Notable events of 1931 in comics.

==Events and publications==

===January===
- January 7: Kho Wang Gie's comic strip Put On makes its debut and will continue for 30 years.
- January 19: The first episode of the Mickey Mouse story Mickey Mouse Vs. Kat Nipp by Floyd Gottfredson is published. Kat Nipp, already Mickey’s antagonist in some animated shorts, makes his comics debut in this story.
- January 21: After the death of C. W. Kahles, the comic strip Hairbreadth Harry is continued by F.O. Alexander.

===February===
- February 26: The first episode of the Mickey Mouse story Boxing champion by Floyd Gottfredson is published, which marks the debut of Gideon Goat.
- February 28: The final gag of Harold C. Earnshaw's newspaper comic strip The Pater is published.

===March===
- March 23: The first episode of Roland J. Scott's long-running newspaper comic Scott's Scrapbook is published, which will continue up until 1967.

===April===
- April 17: In E.C. Segar's Thimble Theatre Popeye first quotes his classic line: "I yam what I yam an' tha's all I yam."

===May===
- May 3: In E.C. Segar's Thimble Theatre a prototypical version of J. Wellington Wimpy makes his debut.

===June===
- June 26: In E.C. Segar's Thimble Theatre spinach is introduced as the source of Popeye's power.

=== July ===

- July 8: In a Mickey Mouse comic by Floyd Gottfredson’s, a stray dog eats Mickey Mouse’s ice-cream. This is the first time Pluto makes his debut.

=== September ===

- September 2: In Le petit Vingtième, first chapter of Tintin in America, by Hergè.

===October===
- October 4: Chester Gould's Dick Tracy makes his debut.
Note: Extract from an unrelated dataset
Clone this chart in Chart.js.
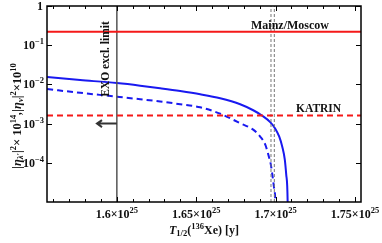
<!DOCTYPE html>
<html lang="en">
<head>
    <meta charset="UTF-8">
    <title>Half-life bounds</title>
    <script src="https://cdn.jsdelivr.net/npm/chart.js"></script>
    <style>
        html, body { margin: 0; padding: 0; background: #fff; }
    </style>
</head>
<body>
    <div style="width: 382px; height: 243px;">
        <canvas id="chart" width="382" height="243"></canvas>
    </div>

    <script>
        // x values in units of 10^25 years
        const xRange = [1.556, 1.7538];
        const yRange = [1e-5, 1];
        const xMajorTicks = [1.6, 1.65, 1.7, 1.75];
        const xTickLabels = ['1.6', '1.65', '1.7', '1.75'];
        const yMajorTicks = [1, 1e-1, 1e-2, 1e-3, 1e-4];
        const yTickExp = [null, '\u22121', '\u22122', '\u22123', '\u22124'];

        // horizontal bounds
        const mainzLevel = 0.22;
        const katrinLevel = 0.0016;

        // EXO exclusion line and the two thin dashed lines
        const exoLimit = 1.6;
        const grayDashedX = [1.6971, 1.6992];

        // blue solid curve
        const solidX = [1.5561, 1.5769, 1.6, 1.6147, 1.6273, 1.6399, 1.6525, 1.6651, 1.6777, 1.6859,
                        1.6916, 1.6966, 1.6998, 1.7023, 1.7042, 1.7058, 1.7067, 1.7076, 1.7078];
        const solidY = [0.01534, 0.01294, 0.01079, 0.00927, 0.00796, 0.00676, 0.0056, 0.00443, 0.00312, 0.00219,
                        0.00159, 0.00109, 0.000742, 0.000464, 0.000258, 0.000121, 0.00005, 0.0000097, 0.000001];

        // blue dashed curve
        const dashedX = [1.5561, 1.5769, 1.6, 1.6147, 1.6273, 1.6399, 1.6525, 1.6651, 1.6777, 1.6859,
                         1.6903, 1.6935, 1.6954, 1.697, 1.6982, 1.6992, 1.6998, 1.7];
        const dashedY = [0.00759, 0.00611, 0.00486, 0.00418, 0.00367, 0.00312, 0.00261, 0.00179, 0.00102, 0.0007,
                         0.000464, 0.00029, 0.000162, 0.00009, 0.000042, 0.0000208, 0.0000097, 0.000001];

        // arrow next to the EXO line
        const arrowFromX = 1.6;
        const arrowToX = 1.5875;
        const arrowY = 0.001;

        const RED = 'rgb(245,25,25)';
        const BLUE = 'rgb(25,25,240)';
        const FONT = '"Liberation Serif", "Times New Roman", serif';

        const toPoints = (xs, ys) => xs.map((x, i) => ({ x: x, y: ys[i] }));

        // draws text made of pieces with different sizes / offsets (sub and superscripts)
        function drawRich(ctx, parts, x, y, align) {
            let total = 0;
            parts.forEach(p => {
                ctx.font = (p.italic ? 'italic ' : '') + 'bold ' + p.size + 'px ' + FONT;
                p.w = ctx.measureText(p.t).width;
                total += p.w;
            });
            let cx = x;
            if (align === 'center') cx = x - total / 2;
            if (align === 'right') cx = x - total;
            ctx.textAlign = 'left';
            ctx.textBaseline = 'alphabetic';
            parts.forEach(p => {
                ctx.font = (p.italic ? 'italic ' : '') + 'bold ' + p.size + 'px ' + FONT;
                ctx.fillText(p.t, cx, y + (p.dy || 0));
                cx += p.w;
            });
        }

        const framePlugin = {
            id: 'frame',
            afterDraw(chart) {
                const ctx = chart.ctx;
                const a = chart.chartArea;
                const xs = chart.scales.x;
                const ys = chart.scales.y;
                ctx.save();

                // frame
                ctx.strokeStyle = '#000';
                ctx.lineWidth = 1.5;
                ctx.strokeRect(a.left, a.top, a.right - a.left, a.bottom - a.top);

                // inward ticks
                ctx.lineWidth = 1;
                ctx.beginPath();
                for (let i = 156; i <= 175; i++) {
                    const v = i / 100;
                    const px = Math.round(xs.getPixelForValue(v)) + 0.5;
                    const len = (i % 5 === 0) ? 5 : 3;
                    ctx.moveTo(px, a.bottom); ctx.lineTo(px, a.bottom - len);
                    ctx.moveTo(px, a.top); ctx.lineTo(px, a.top + len);
                }
                yMajorTicks.forEach(v => {
                    const py = Math.round(ys.getPixelForValue(v)) + 0.5;
                    ctx.moveTo(a.left, py); ctx.lineTo(a.left + 5, py);
                    ctx.moveTo(a.right, py); ctx.lineTo(a.right - 5, py);
                });
                ctx.stroke();

                ctx.fillStyle = '#111';
                // x tick labels
                xMajorTicks.forEach((v, i) => {
                    const px = xs.getPixelForValue(v);
                    drawRich(ctx, [
                        { t: xTickLabels[i] + '\u00d710', size: 12 },
                        { t: '25', size: 8.5, dy: -5 }
                    ], px, a.bottom + 16, 'center');
                });
                // y tick labels
                yMajorTicks.forEach((v, i) => {
                    const py = ys.getPixelForValue(v);
                    if (yTickExp[i] === null) {
                        drawRich(ctx, [{ t: '1', size: 12 }], a.left - 4, py + 4, 'right');
                    } else {
                        drawRich(ctx, [
                            { t: '10', size: 12 },
                            { t: yTickExp[i], size: 8.5, dy: -5 }
                        ], a.left - 3, py + 4, 'right');
                    }
                });

                // x axis title
                drawRich(ctx, [
                    { t: 'T', size: 12, italic: true },
                    { t: '1/2', size: 8.5, dy: 2 },
                    { t: '(', size: 12 },
                    { t: '136', size: 8.5, dy: -5 },
                    { t: 'Xe) [y]', size: 12 }
                ], (a.left + a.right) / 2, a.bottom + 32, 'center');

                // y axis title (rotated)
                ctx.save();
                ctx.translate(21, (a.top + a.bottom) / 2 + 12);
                ctx.rotate(-Math.PI / 2);
                drawRich(ctx, [
                    { t: '|\u03b7', size: 12.5, italic: true },
                    { t: '\u03bb\u2032', size: 8.5, dy: 2, italic: true },
                    { t: '|', size: 12.5 },
                    { t: '2', size: 8.5, dy: -5 },
                    { t: '\u00d7 10', size: 12.5 },
                    { t: '14', size: 8.5, dy: -5 },
                    { t: ',|\u03b7', size: 12.5, italic: true },
                    { t: '\u03bd', size: 8.5, dy: 2, italic: true },
                    { t: '|', size: 12.5 },
                    { t: '2', size: 8.5, dy: -5 },
                    { t: '\u00d710', size: 12.5 },
                    { t: '10', size: 8.5, dy: -5 }
                ], 0, 0, 'center');
                ctx.restore();

                // EXO label
                const exoPx = xs.getPixelForValue(exoLimit);
                ctx.save();
                ctx.translate(exoPx - 8, a.top + 53);
                ctx.rotate(-Math.PI / 2);
                drawRich(ctx, [{ t: 'EXO excl. limit', size: 11.5 }], 0, 0, 'center');
                ctx.restore();

                // line labels
                drawRich(ctx, [{ t: 'Mainz/Moscow', size: 12 }], 251, ys.getPixelForValue(mainzLevel) - 3, 'left');
                drawRich(ctx, [{ t: 'KATRIN', size: 11.5 }], 296, ys.getPixelForValue(katrinLevel) - 4, 'left');

                // arrow
                const ax0 = xs.getPixelForValue(arrowFromX);
                const ax1 = xs.getPixelForValue(arrowToX);
                const ay = ys.getPixelForValue(arrowY);
                ctx.strokeStyle = '#333';
                ctx.lineWidth = 2;
                ctx.beginPath();
                ctx.moveTo(ax0, ay); ctx.lineTo(ax1 + 1, ay);
                ctx.moveTo(ax1 + 5, ay - 3.5); ctx.lineTo(ax1, ay); ctx.lineTo(ax1 + 5, ay + 3.5);
                ctx.stroke();

                ctx.restore();
            }
        };

        const ctx = document.getElementById('chart').getContext('2d');
        new Chart(ctx, {
            type: 'line',
            data: {
                datasets: [
                    {
                        data: toPoints(xRange, [mainzLevel, mainzLevel]),
                        borderColor: RED, borderWidth: 2
                    },
                    {
                        data: toPoints(xRange, [katrinLevel, katrinLevel]),
                        borderColor: RED, borderWidth: 2, borderDash: [6, 4]
                    },
                    {
                        data: toPoints([exoLimit, exoLimit], yRange),
                        borderColor: '#555', borderWidth: 1.5
                    },
                    {
                        data: toPoints([grayDashedX[0], grayDashedX[0]], yRange),
                        borderColor: '#777', borderWidth: 1, borderDash: [3, 2]
                    },
                    {
                        data: toPoints([grayDashedX[1], grayDashedX[1]], yRange),
                        borderColor: '#777', borderWidth: 1, borderDash: [3, 2]
                    },
                    {
                        data: toPoints(solidX, solidY),
                        borderColor: BLUE, borderWidth: 2,
                        cubicInterpolationMode: 'monotone'
                    },
                    {
                        data: toPoints(dashedX, dashedY),
                        borderColor: BLUE, borderWidth: 2, borderDash: [6, 4],
                        cubicInterpolationMode: 'monotone'
                    }
                ]
            },
            options: {
                responsive: false,
                animation: false,
                events: [],
                layout: { padding: { left: 47, top: 6, right: 21, bottom: 41 } },
                elements: { point: { radius: 0 } },
                scales: {
                    x: { type: 'linear', min: xRange[0], max: xRange[1], display: false },
                    y: { type: 'logarithmic', min: yRange[0], max: yRange[1], display: false }
                },
                plugins: {
                    legend: { display: false },
                    tooltip: { enabled: false }
                }
            },
            plugins: [framePlugin]
        });
    </script>
</body>
</html>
It naturally marks the debut of the protagonist, Dick Tracy.
- October 11: In Dick Tracy the villain Big Boy makes his debut.
- October 12: In Dick Tracy his girlfriend Tess Trueheart makes her debut.
- October 16: In the first narrative of Dick Tracy the father of Tess Trueheart is murdered, which is the first instance of a cold-blooded murder appearing uncensored in a comic strip.

===November===
- November 27: The final issue of the Spanish comics magazine Pinocho is published.

===December===
- December 26: The first episode of the biblical text comic Illustrated Sunday School Lesson is published. It will run until 26 February 1973.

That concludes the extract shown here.